Another way is to burn out the muscle with very high reps. Of course, you have to perform the exercises in a way that forces the desired muscles to do the brunt of the work, but once you have that down some super high rep sets can definitely help you feel the work in the right place, and after some effort you'll never forget how to get that mind/muscle link going right from the first warmup set.  Barring brain damage mishaps or potential mental illness you didn't count on, of course. I'll confess to saying a little prayer for you now and then, seriously. Who am I talkin' to! You, who else, idiot.

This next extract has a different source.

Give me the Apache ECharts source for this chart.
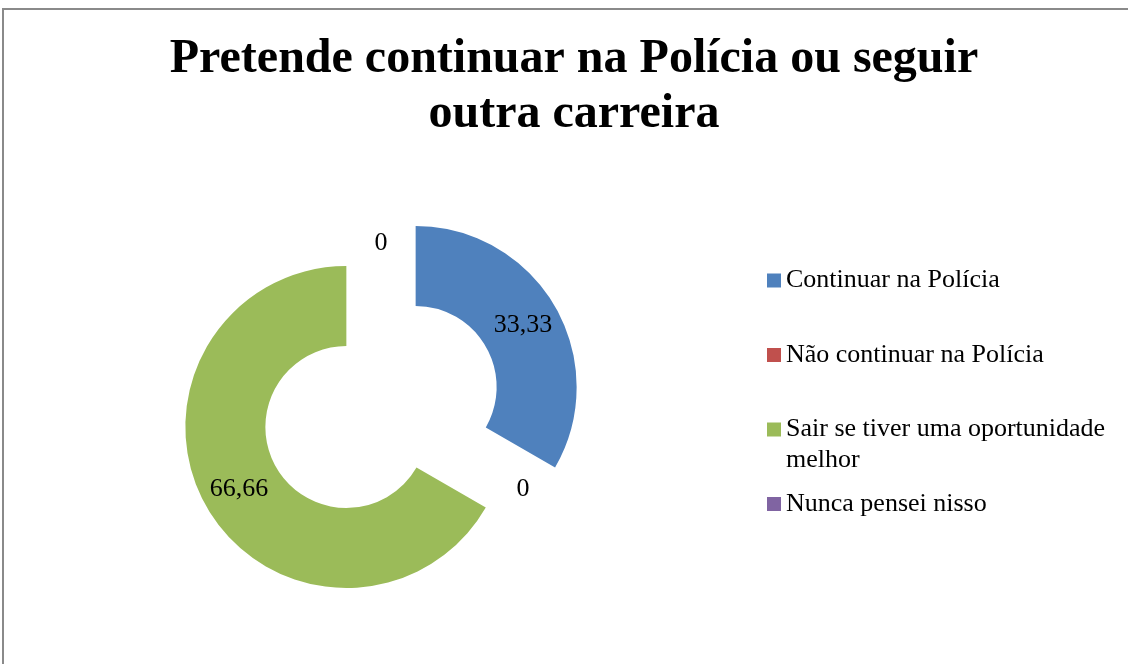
<!DOCTYPE html>
<html>
<head>
<meta charset="utf-8">
<script src="https://cdn.jsdelivr.net/npm/echarts@6/dist/echarts.min.js"></script>
<style>
  html, body { margin: 0; padding: 0; background: #fff; }
  #main { width: 1128px; height: 664px; }
</style>
</head>
<body>
<div id="main"></div>
<script>
var titleText = 'Pretende continuar na Polícia ou seguir\noutra carreira';
var categories = ['Continuar na Polícia', 'Não continuar na Polícia', 'Sair se tiver uma oportunidade melhor', 'Nunca pensei nisso'];
var values = [33.33, 0, 66.66, 0];
var colors = ['#4F81BD', '#C0504D', '#9BBB59', '#8064A2'];

var font = 'Liberation Serif, Times New Roman, serif';
var chart = echarts.init(document.getElementById('main'));

var pieData = categories.map(function (name, i) {
    return {
        name: name,
        value: values[i],
        selected: true,
        itemStyle: { color: colors[i] }
    };
});

// one legend per item so each can sit where the original put it
var lh = 31;
var legendTops = [265, 339.5, 383, 488.5];
var legends = categories.map(function (name, i) {
    var wrap = i === 2;
    return {
        data: [name],
        left: 767,
        top: legendTops[i],
        padding: 0,
        itemWidth: 14,
        itemHeight: 14,
        itemGap: 6,
        icon: 'rect',
        selectedMode: false,
        formatter: function (n) {
            // empty first line keeps the icon level with "Sair ..."
            return wrap ? '\nSair se tiver uma oportunidade\nmelhor' : n;
        },
        textStyle: {
            fontFamily: font,
            fontSize: 26,
            color: '#000',
            lineHeight: lh
        }
    };
});

var option = {
    animation: false,
    title: {
        text: titleText,
        left: 574,
        top: 32,
        padding: 0,
        textAlign: 'center',
        textStyle: {
            fontFamily: font,
            fontSize: 48,
            fontWeight: 'bold',
            color: '#000',
            lineHeight: 55
        }
    },
    legend: legends,
    graphic: [{
        type: 'rect',
        shape: { x: 3, y: 9, width: 1200, height: 720 },
        style: { fill: 'none', stroke: '#8a8a8a', lineWidth: 2 },
        silent: true
    }],
    series: [{
        type: 'pie',
        center: [381, 407],
        radius: [81, 161],
        startAngle: 90,
        selectedMode: 'multiple',
        selectedOffset: 40,
        label: {
            show: true,
            position: 'inside',
            fontFamily: font,
            fontSize: 26,
            color: '#000',
            formatter: function (p) {
                return String(p.value).replace('.', ',');
            }
        },
        labelLine: { show: false },
        emphasis: { scale: false },
        data: pieData
    }]
};

chart.setOption(option);
</script>
</body>
</html>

Bodybuilders, some, don't bother to count reps. It's all about feeling the muscle being worked in this case. I can honestly say it took me a little while to get out of the habit of constantly counting reps in all my physique training. Crazy, eh?  We get so used to relating the rep count to work done. Now, I'm not talking strength training here and if you don't know the difference between physique and strength training you shouldn't be reading this. It pretty much surprised the shit outta me to find out, after communicating with some seasoned trainers of the bodybuilding ilk, that counting reps went out the window for a lot of 'em. BUT . . . when doing super high reps, 50s and 100s, the rep count is an essential motivational tool. There's just too many ways to train and still see good results!  Why can't an "expert" who's never met me ignore 75% of 'em and tell me the "truth" and the right way so it's all easier!!! Wait a hot minute, here . . . I think that's already going on everywhere you look. Again, I'm assuming that people with less than a decade of lifting experience won't be reading this one particular post by now, and that all the strength trainers will have skedaddled as well. That is a great word. 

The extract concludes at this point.